INSTRUCTION | Leaving the pictures aside, transcribe every line below exactly.

SUPPLIED DATA |
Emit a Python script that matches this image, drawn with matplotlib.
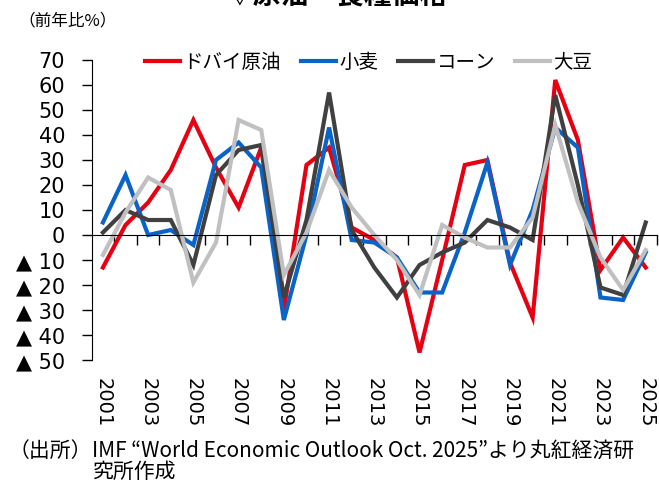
import matplotlib
matplotlib.use('Agg')
import matplotlib.pyplot as plt
from matplotlib.font_manager import FontProperties
import numpy as np

# data (前年比%)
years = list(range(2001, 2026))
dubai = [-13, 4, 13, 26, 46, 27, 11, 35, -30, 28, 35, 3, -2, -9, -47, -10, 28, 30, -11, -33, 62, 38, -14, -1, -13]
wheat = [5, 24, 0, 2, -4, 30, 37, 27, -34, 0, 43, -2, -3, -9, -23, -23, 1, 29, -12, 10, 43, 35, -25, -26, -7]
corn = [1, 10, 6, 6, -12, 24, 34, 36, -25, 6, 57, 2, -13, -25, -12, -7, -3, 6, 3, -2, 56, 20, -21, -24, 5]
soy = [-8, 9, 23, 18, -19, -3, 46, 42, -16, 1, 26, 11, 0, -10, -24, 4, -1, -5, -5, 7, 44, 13, -9, -22, -6]

series_names = ['ドバイ原油', '小麦', 'コーン', '大豆']
series_colors = ['#E60012', '#0A64C8', '#404040', '#C0C0C0']

y_ticks = [70, 60, 50, 40, 30, 20, 10, 0, -10, -20, -30, -40, -50]
y_labels = ['70', '60', '50', '40', '30', '20', '10', '0',
            '▲ 10', '▲ 20', '▲ 30', '▲ 40', '▲ 50']
label_years = years[::2]

cjk = ['Noto Sans CJK JP', 'DejaVu Sans']

fig = plt.figure(figsize=(6.59, 4.84), dpi=100)
ax = fig.add_axes([0.139, 0.2562, 0.858, 0.6198])

for vals, name, color in zip([dubai, wheat, corn, soy], series_names, series_colors):
    ax.plot(years, vals, color=color, lw=3, label=name, solid_joinstyle='miter')

ax.set_xlim(years[0] - 0.5, years[-1] + 0.5)
ax.set_ylim(-50, 70)
ax.set_yticks(y_ticks)
ax.set_yticklabels(y_labels, fontsize=15)
ax.tick_params(axis='y', direction='out', length=7, width=1, pad=12)

# zero line with ticks between years
ax.spines['bottom'].set_position(('data', 0))
ax.spines['top'].set_visible(False)
ax.spines['right'].set_visible(False)
ax.set_xticks(np.array(years) + 0.5)
ax.tick_params(axis='x', direction='out', length=7, width=1, labelbottom=False)

sec = ax.secondary_xaxis('bottom')
sec.set_xticks(label_years, labels=[str(y) for y in label_years])
sec.tick_params(length=0, pad=13, labelsize=14, labelrotation=-90)
sec.spines['bottom'].set_visible(False)

ax.legend(loc='center', bbox_to_anchor=(0.49, 0.993), ncol=4, frameon=False,
          prop=FontProperties(family=cjk, size=14), handlelength=1.8,
          handletextpad=0.2, columnspacing=1.0)

fig.text(336 / 659, 1 - 9 / 484, '▽原油・食糧価格', ha='center', va='bottom',
         fontsize=20, fontweight='bold', family=cjk)
fig.text(18 / 659, 1 - 21 / 484, '（前年比%）', ha='left', va='center',
         fontsize=12, family=cjk)
fig.text(92 / 659, 1 - 451 / 484, '（出所）', ha='right', va='center',
         fontsize=15, family=cjk)
fig.text(92 / 659, 1 - 451 / 484, 'IMF “World Economic Outlook Oct. 2025”より丸紅経済研',
         ha='left', va='center', fontsize=15, family=cjk)
fig.text(92 / 659, 1 - 472 / 484, '究所作成', ha='left', va='center',
         fontsize=15, family=cjk)

fig.savefig('out.png', dpi=100)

ANSWER BELOW |
Emit a Python script that matches this image, drawn with matplotlib.
import matplotlib
matplotlib.use('Agg')
import matplotlib.pyplot as plt
from matplotlib.font_manager import FontProperties
import numpy as np

# data (前年比%)
years = list(range(2001, 2026))
dubai = [-13, 4, 13, 26, 46, 27, 11, 35, -30, 28, 35, 3, -2, -9, -47, -10, 28, 30, -11, -33, 62, 38, -14, -1, -13]
wheat = [5, 24, 0, 2, -4, 30, 37, 27, -34, 0, 43, -2, -3, -9, -23, -23, 1, 29, -12, 10, 43, 35, -25, -26, -7]
corn = [1, 10, 6, 6, -12, 24, 34, 36, -25, 6, 57, 2, -13, -25, -12, -7, -3, 6, 3, -2, 56, 20, -21, -24, 5]
soy = [-8, 9, 23, 18, -19, -3, 46, 42, -16, 1, 26, 11, 0, -10, -24, 4, -1, -5, -5, 7, 44, 13, -9, -22, -6]

series_names = ['ドバイ原油', '小麦', 'コーン', '大豆']
series_colors = ['#E60012', '#0A64C8', '#404040', '#C0C0C0']

y_ticks = [70, 60, 50, 40, 30, 20, 10, 0, -10, -20, -30, -40, -50]
y_labels = ['70', '60', '50', '40', '30', '20', '10', '0',
            '▲ 10', '▲ 20', '▲ 30', '▲ 40', '▲ 50']
label_years = years[::2]

cjk = ['Noto Sans CJK JP', 'DejaVu Sans']

fig = plt.figure(figsize=(6.59, 4.84), dpi=100)
ax = fig.add_axes([0.139, 0.2562, 0.858, 0.6198])

for vals, name, color in zip([dubai, wheat, corn, soy], series_names, series_colors):
    ax.plot(years, vals, color=color, lw=3, label=name, solid_joinstyle='miter')

ax.set_xlim(years[0] - 0.5, years[-1] + 0.5)
ax.set_ylim(-50, 70)
ax.set_yticks(y_ticks)
ax.set_yticklabels(y_labels, fontsize=15)
ax.tick_params(axis='y', direction='out', length=7, width=1, pad=12)

# zero line with ticks between years
ax.spines['bottom'].set_position(('data', 0))
ax.spines['top'].set_visible(False)
ax.spines['right'].set_visible(False)
ax.set_xticks(np.array(years) + 0.5)
ax.tick_params(axis='x', direction='out', length=7, width=1, labelbottom=False)

sec = ax.secondary_xaxis('bottom')
sec.set_xticks(label_years, labels=[str(y) for y in label_years])
sec.tick_params(length=0, pad=13, labelsize=14, labelrotation=-90)
sec.spines['bottom'].set_visible(False)

ax.legend(loc='center', bbox_to_anchor=(0.49, 0.993), ncol=4, frameon=False,
          prop=FontProperties(family=cjk, size=14), handlelength=1.8,
          handletextpad=0.2, columnspacing=1.0)

fig.text(336 / 659, 1 - 9 / 484, '▽原油・食糧価格', ha='center', va='bottom',
         fontsize=20, fontweight='bold', family=cjk)
fig.text(18 / 659, 1 - 21 / 484, '（前年比%）', ha='left', va='center',
         fontsize=12, family=cjk)
fig.text(92 / 659, 1 - 451 / 484, '（出所）', ha='right', va='center',
         fontsize=15, family=cjk)
fig.text(92 / 659, 1 - 451 / 484, 'IMF “World Economic Outlook Oct. 2025”より丸紅経済研',
         ha='left', va='center', fontsize=15, family=cjk)
fig.text(92 / 659, 1 - 472 / 484, '究所作成', ha='left', va='center',
         fontsize=15, family=cjk)

fig.savefig('out.png', dpi=100)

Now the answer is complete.